REPUBLIKA.CO.ID,JAKARTA--Pemerintah dan para pengusaha minyak sawit (CPO) berkomitmen untuk mendorong pemanfaatan biodiesel "mandatory"10 persen dengan menyetujui formula penghitungan pembelian bahan bakar nabati tersebut oleh PT Pertamina.
"Kita sudah ketemu, Pertamina setuju, pengusaha setuju dan pemerintah, dalam hal ini (Kementerian) Keuangan karena ini menyangkut subsidi, juga setuju," ujar Wakil Menteri Keuangan Bambang Brodjonegoro usai pertemuan lintas kementerian, PT Pertamina, dan para pengusaha di Kantor Kementerian Keuangan, Jakarta, Jumat malam (7/2).
Bambang mengharapkan dengan adanya kesepakatan ini maka realisasi subsidi energi tidak akan melebihi pagu dalam APBN 2014, dan pemanfaatan energi di masa mendatang dapat lebih efisien serta ramah lingkungan.
Ia tidak mengungkapkan formula baru yang akan digunakan, namun telah ditemukan persetujuan yang menguntungkan. Hal itu terlihat dari adanya selisih formula yang diusulkan PT Pertamina sebelumnya, dengan formula yang disepakati dalam pertemuan hari ini.
"Formulanya sudah disepakati. Tadi coba dihitung, memang ada selisih, tapi selisih itu masih masuk pagu subsidi yang Rp3.000 per liter. Itu on top, kalau misalnya harganya lebih dari harga solar," ujar Bambang.

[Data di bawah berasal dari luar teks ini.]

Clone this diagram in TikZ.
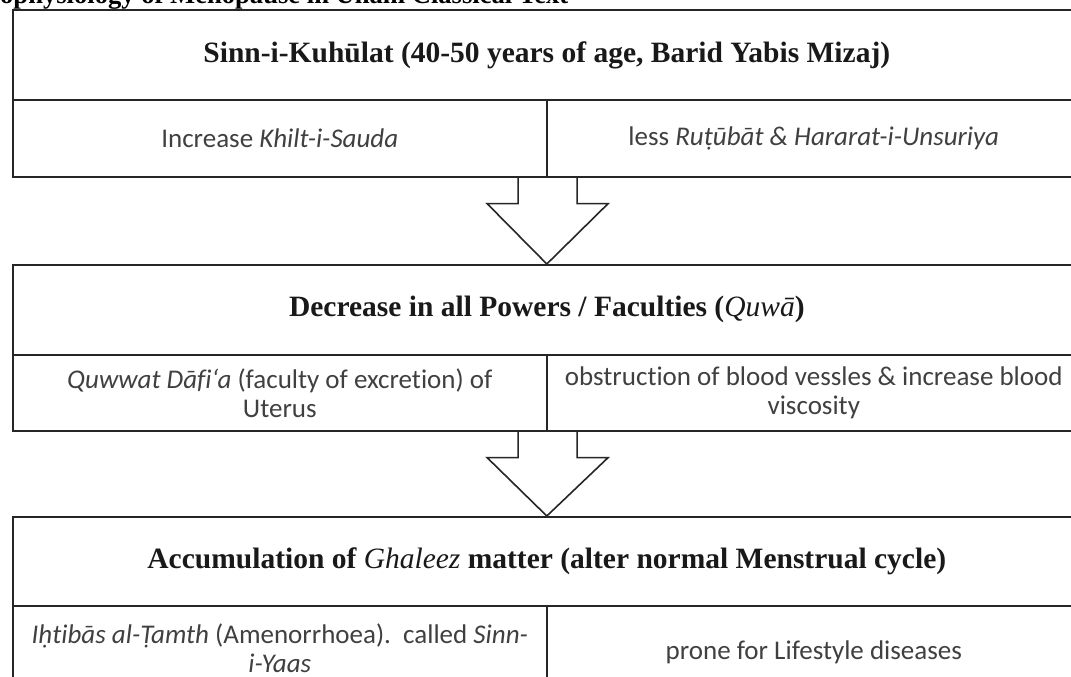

Menteri Perindustrian MS Hidayat memastikan kontrak yang digunakan oleh PT Pertamina dan pengusaha dalam pengadaan biodiesel akan bersifat jangka panjang, yang lebih menguntungkan dalam mendukung kebijakan energi nasional.
"Kita akan membuat aturan yang mengikat suplainya, supaya pasokan biodieselnya bisa berkelanjutan paling tidak selama tiga tahun, jadi kalau ada fluktuasi harga di pasar internasional bisa diamankan," katanya.
Sebelumnya, pemanfaatan biodiesel "mandatory" 10 persen yang diusulkan pemerintah sejak Agustus 2013, belum tuntas dilakukan masa lelang karena masih ada perbedaan pendapat antara PT Pertamina dengan pengusaha, terkait ketidaksesuaian harga jual bahan bakar nabati tersebut.
Pemerintah mengharapkan kebijakan biodiesel, yang berbahan baku CPO itu, dapat menekan impor migas serta memperbaiki kinerja neraca transaksi berjalan dan mengurangi beban belanja subsidi energi yang jumlahnya mendekati Rp300 triliun pada 2014.